> _WHAT YOU HAVE TO DO_
Skip the pictures and repeat each line of the data exactly.

> _MATERIAL PROVIDED_

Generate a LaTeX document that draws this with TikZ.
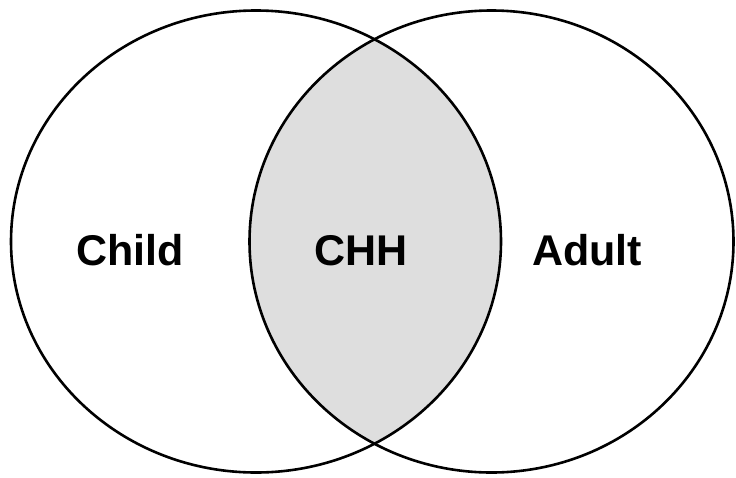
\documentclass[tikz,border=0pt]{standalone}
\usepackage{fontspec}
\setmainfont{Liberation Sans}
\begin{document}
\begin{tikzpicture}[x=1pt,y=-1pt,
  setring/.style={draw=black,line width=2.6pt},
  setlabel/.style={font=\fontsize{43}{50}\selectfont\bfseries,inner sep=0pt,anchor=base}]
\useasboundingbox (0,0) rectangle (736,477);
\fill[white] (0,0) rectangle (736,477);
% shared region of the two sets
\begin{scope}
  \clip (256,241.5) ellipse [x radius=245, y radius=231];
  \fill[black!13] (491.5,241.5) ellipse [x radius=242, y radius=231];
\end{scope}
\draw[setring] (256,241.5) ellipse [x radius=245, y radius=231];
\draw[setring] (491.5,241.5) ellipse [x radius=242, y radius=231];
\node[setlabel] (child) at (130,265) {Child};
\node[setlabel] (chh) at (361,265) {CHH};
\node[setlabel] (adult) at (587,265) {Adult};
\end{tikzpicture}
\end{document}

> _EXERCISE RESULT_
Generate a LaTeX document that draws this with TikZ.
\documentclass[tikz,border=0pt]{standalone}
\usepackage{fontspec}
\setmainfont{Liberation Sans}
\begin{document}
\begin{tikzpicture}[x=1pt,y=-1pt,
  setring/.style={draw=black,line width=2.6pt},
  setlabel/.style={font=\fontsize{43}{50}\selectfont\bfseries,inner sep=0pt,anchor=base}]
\useasboundingbox (0,0) rectangle (736,477);
\fill[white] (0,0) rectangle (736,477);
% shared region of the two sets
\begin{scope}
  \clip (256,241.5) ellipse [x radius=245, y radius=231];
  \fill[black!13] (491.5,241.5) ellipse [x radius=242, y radius=231];
\end{scope}
\draw[setring] (256,241.5) ellipse [x radius=245, y radius=231];
\draw[setring] (491.5,241.5) ellipse [x radius=242, y radius=231];
\node[setlabel] (child) at (130,265) {Child};
\node[setlabel] (chh) at (361,265) {CHH};
\node[setlabel] (adult) at (587,265) {Adult};
\end{tikzpicture}
\end{document}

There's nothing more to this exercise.